New research may lead to better climate models for global warming, El Nino

Environmental News Network: One hundred fifty scientists from more than 40 universities in nine countries are starting a coordinated program aimed at gaining new insights about the Earth's climate and the complex, interconnected system involving the oceans, the atmosphere and the land.

The program will study the southeastern Pacific Ocean, the marine area off South America's west coast — a region where the interplay among low clouds, strong low-level winds, coastal ocean currents, surfacing of deep water, the Andes Mountains, aerosols and other factors shape the regional climate and affect global weather in ways that are poorly understood.

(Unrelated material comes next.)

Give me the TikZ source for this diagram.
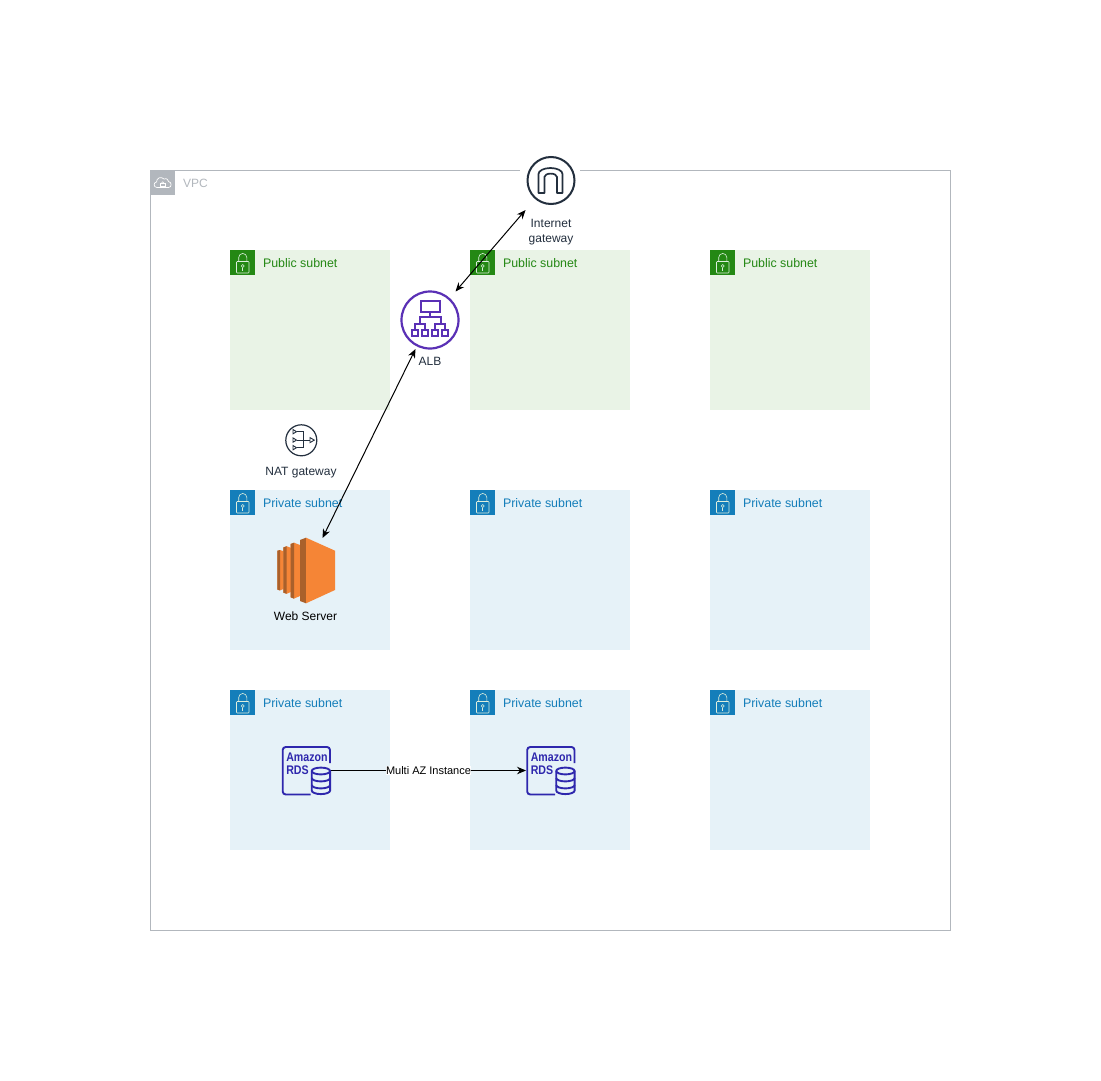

"Our research should produce a better understanding of the southeast Pacific Ocean system and improve our global computer climate models, which would lead to more confidence in climate forecasts, including predictions about global warming," said UCLA professor of atmospheric and oceanic sciences C. Roberto Mechoso, who chairs the program, known as VOCALS (VAMOS Ocean-Cloud-Atmosphere-Land Study). "Models currently used for climate change studies have systematic errors concerning the southeastern Pacific Ocean, and because the models are not accurate for such an extensive area, the El Niños they produce in the Pacific are questionable as well. We hope our research will get rid of, or at least greatly decrease, these uncertainties."

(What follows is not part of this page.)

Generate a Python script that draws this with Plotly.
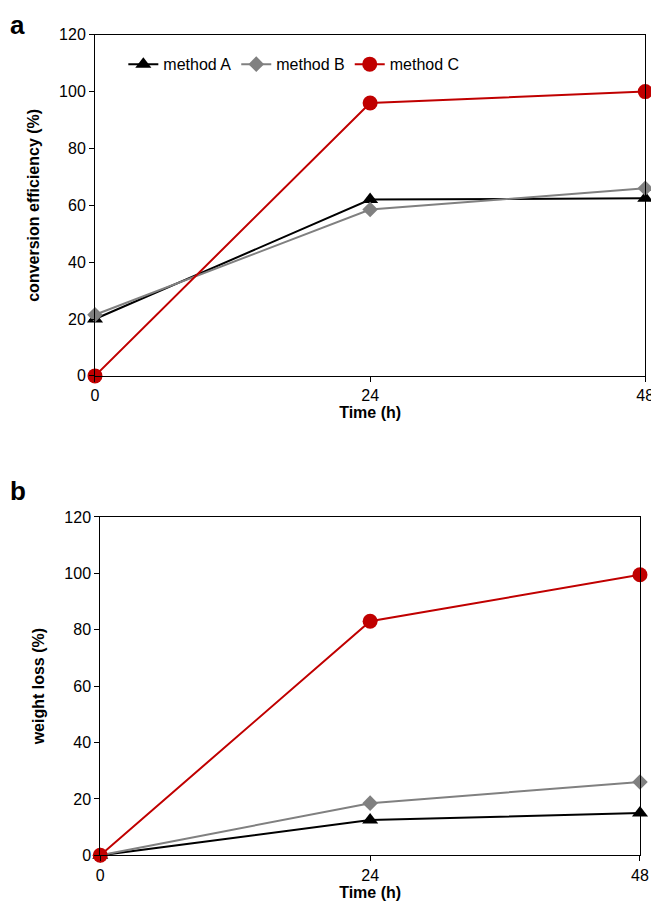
import plotly.graph_objects as go

time_h = [0, 24, 48]
conv_a = [20, 62, 62.5]
conv_b = [21.5, 58.5, 66]
conv_c = [0, 96, 100]
loss_a = [0, 12.5, 15]
loss_b = [0, 18.5, 26]
loss_c = [0, 83, 99.5]

styles = {
    "method A": dict(color="black", symbol="triangle-up", size=14),
    "method B": dict(color="#808080", symbol="diamond", size=12),
    "method C": dict(color="#c00000", symbol="circle", size=15),
}

fig = go.Figure()
for name, top, bot in [("method A", conv_a, loss_a), ("method B", conv_b, loss_b), ("method C", conv_c, loss_c)]:
    s = styles[name]
    fig.add_trace(go.Scatter(x=time_h, y=top, name=name, mode="lines+markers", cliponaxis=False,
                             line=dict(color=s["color"], width=2),
                             marker=dict(color=s["color"], symbol=s["symbol"], size=s["size"]),
                             xaxis="x", yaxis="y"))
    fig.add_trace(go.Scatter(x=time_h, y=bot, name=name, mode="lines+markers", showlegend=False,
                             cliponaxis=False,
                             line=dict(color=s["color"], width=2),
                             marker=dict(color=s["color"], symbol=s["symbol"], size=s["size"]),
                             xaxis="x2", yaxis="y2"))

ax = dict(showline=True, linecolor="black", linewidth=1, mirror=True, ticks="outside",
          ticklen=5, tickcolor="black", showgrid=False, zeroline=False, automargin=False,
          tickfont=dict(size=16, color="black"))
xax = dict(ax, range=[0, 48], tickvals=[0, 24, 48],
           title=dict(text="<b>Time (h)</b>", font=dict(size=16, color="black"), standoff=0))

fig.update_layout(
    width=659, height=922, margin=dict(l=0, r=0, t=0, b=0, autoexpand=False),
    plot_bgcolor="white", paper_bgcolor="white",
    font=dict(family="Liberation Sans, Arial", color="black"),
    xaxis=dict(xax, domain=[0.132, 0.967], anchor="y"),
    yaxis=dict(ax, domain=[0.601, 0.971], range=[0, 120], dtick=20, anchor="x",
               title=dict(text="<b>conversion efficiency (%)</b>", font=dict(size=16, color="black"))),
    xaxis2=dict(xax, domain=[0.140, 0.959], anchor="y2"),
    yaxis2=dict(ax, domain=[0.081, 0.448], range=[0, 120], dtick=20, anchor="x2",
                title=dict(text="<b>weight loss (%)</b>", font=dict(size=16, color="black"))),
    legend=dict(orientation="h", x=0.175, y=0.939, xanchor="left", yanchor="middle",
                bgcolor="rgba(0,0,0,0)", font=dict(size=16, color="black")),
    annotations=[
        dict(text="<b>a</b>", x=0.0, y=1.0, xref="paper", yref="paper", showarrow=False,
             xanchor="left", yanchor="top", font=dict(size=26, color="black")),
        dict(text="<b>b</b>", x=0.0, y=0.495, xref="paper", yref="paper", showarrow=False,
             xanchor="left", yanchor="top", font=dict(size=26, color="black")),
    ],
)

fig.write_html("out.html")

Variations in the southeast Pacific climate affect rainfall and temperature worldwide, directly or indirectly, Mechoso believes, but how the system works is not well understood and therefore cannot be modeled or predicted accurately. "Despite its great importance to the Earth's climate system, the ocean-cloud-atmosphere-land system in the southeast Pacific has been sparsely observed," Mechoso said. "With VOCALS, that will change drastically."

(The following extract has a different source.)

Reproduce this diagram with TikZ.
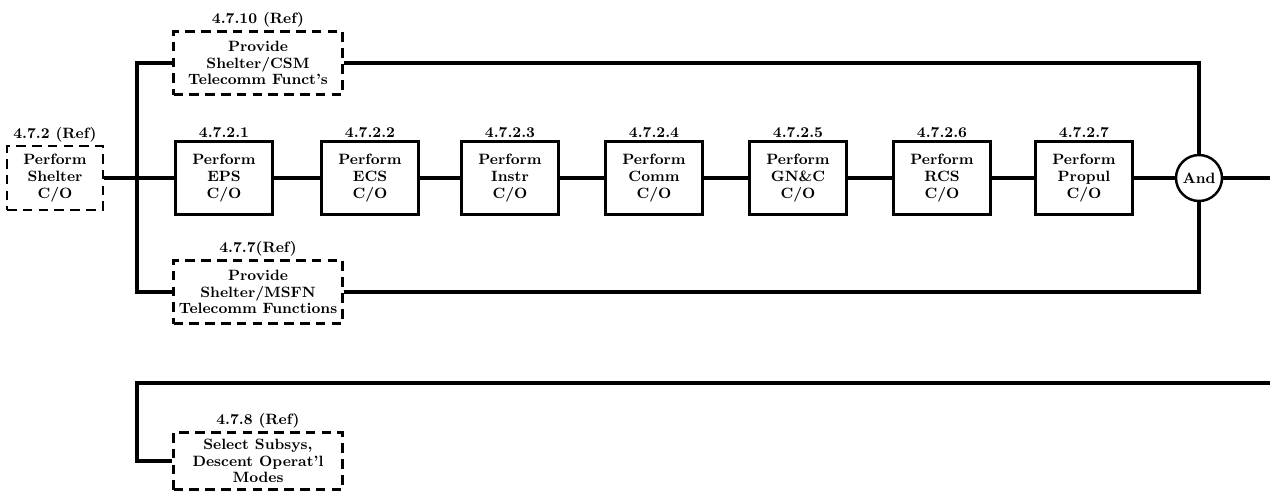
\documentclass[tikz,border=0pt]{standalone}
\usetikzlibrary{positioning}
\tikzset{
  blk/.style={draw, line width=1.4pt, minimum width=1.94cm, minimum height=1.46cm,
    align=center, inner sep=1pt, font=\bfseries\fontsize{8.5}{9.5}\selectfont},
  refblk/.style={blk, dash pattern=on 5.5pt off 3.5pt, minimum width=3.38cm, minimum height=1.26cm},
  tag/.style={font=\bfseries\fontsize{8.5}{9}\selectfont, inner sep=1.5pt},
  flow/.style={line width=2.2pt},
}
\begin{document}
\begin{tikzpicture}[x=0.02cm,y=-0.02cm]
    \useasboundingbox (0,0) rectangle (1270,491);
    % reference blocks
    \node[refblk, minimum width=1.92cm, minimum height=1.28cm, label={[tag]above:4.7.2 (Ref)}] (shelter) at (55,178) {Perform\\Shelter\\C/O};
    \node[refblk, label={[tag]above:4.7.10 (Ref)}] (csm) at (258,63) {Provide\\Shelter/CSM\\Telecomm Funct's};
    \node[refblk, label={[tag]above:4.7.7(Ref)}] (msfn) at (258,292) {Provide\\Shelter/MSFN\\Telecomm Functions};
    \node[refblk, minimum height=1.14cm, label={[tag]above:4.7.8 (Ref)}] (sel) at (258,461) {Select Subsys,\\Descent Operat'l\\Modes};
    % checkout chain
    \foreach \nm/\x/\num/\txt in {eps/224/1/EPS, ecs/370/2/ECS, instr/510/3/Instr, comm/654/4/Comm,
        gnc/798/5/{GN\&C}, rcs/942/6/RCS, propul/1084/7/Propul}
        \node[blk, label={[tag]above:4.7.2.\num}] (\nm) at (\x,178) {Perform\\\txt\\C/O};
    \node[draw, circle, line width=1.4pt, minimum size=0.92cm, inner sep=0pt,
        font=\bfseries\fontsize{8.5}{9}\selectfont] (and) at (1199,178) {And};
    \coordinate (split) at (137,178);
    \coordinate (outend) at (1270,178);
    \coordinate (lowend) at (1270,383);
    \coordinate (lowbus) at (137,383);
    % connectors
    \draw[flow] (shelter) -- (eps);
    \foreach \a/\b in {eps/ecs, ecs/instr, instr/comm, comm/gnc, gnc/rcs, rcs/propul, propul/and}
        \draw[flow] (\a) -- (\b);
    \draw[flow] (csm.west) -| (split) |- (msfn.west);
    \draw[flow] (csm.east) -| (and.north);
    \draw[flow] (msfn.east) -| (and.south);
    \draw[flow] (and) -- (outend);
    \draw[flow] (lowend) -- (lowbus) |- (sel.west);
\end{tikzpicture}
\end{document}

Will VOCALS increase our understanding of how much global warming will occur, and over what period of time? "Absolutely," said Mechoso, an expert on El Niño who studies the coasts of Ecuador, Peru and Chile. "We may also produce a better understanding of the dynamics of El Niño. The relation between the eastern Pacific and El Niño is strong. El Niño develops in the eastern Pacific, so when the eastern Pacific is not well represented in climate models, El Niño is not well represented in the models either."…

…The scientists in VOCALS are also trying to learn more about the role of aerosol in cloud behavior and climate. "The role of aerosol in climate is very complex and we are working very hard to capture aerosol effects in climate models," Mechoso said.

Particles in the atmosphere can directly influence radiation from the sun but can also have indirect influences on solar radiation by affecting cloud formation. The United Nations' Intergovernmental Panel on Climate Change (which shared the 2007 Nobel Peace Prize with former Vice President Al Gore) has emphasized the need to reduce the overall uncertainty in the calculation of climate-forcing by aerosol.